# Route to Tunnel



## leseduts (Jun 3, 2008)

I have read on the forum that the best route from M2/A2 is to travel on A2068 from A2 Canterbury to junction 11 on M20. Looking on Google it looks as if the access to 2068 is only from Old Dover Road in Canterbury. This will mean going into Canterbury. Has anyone used the route and if so can you enlighten me as to the best roads to use.
Even without stack in place we willl have to travel via M2 as we are calling at my sisters near Whitsable.


----------



## Landyman (Apr 3, 2010)

You could also carry on down the A2 past Canterbury and then take the A260 which will take you onto the M20 on the Dover side of the tunnel. Then back up the M20 to J11, round the roundabout and down the other side to J11a.

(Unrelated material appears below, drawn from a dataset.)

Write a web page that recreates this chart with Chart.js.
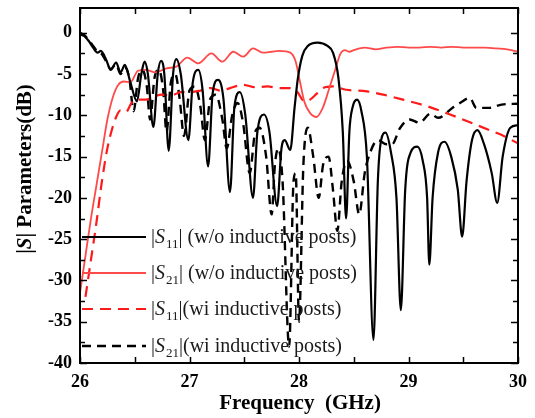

Alternatively A20 to J11. Last time we went through at the end of July (first day of the industrial dispute in Calais) we used that route and there were no holdups.
If you use Twitter get updates from @ LeShuttle who will give you the latest updates including re-tweets from other travellers who have used the different routes.

Richard.


----------



## BrianJP (Sep 17, 2010)

If you are going to Whitstable 1st it's probably easier as already said to head to Dover and come back to Euro tunnel from that direction. Probably quieter to.


----------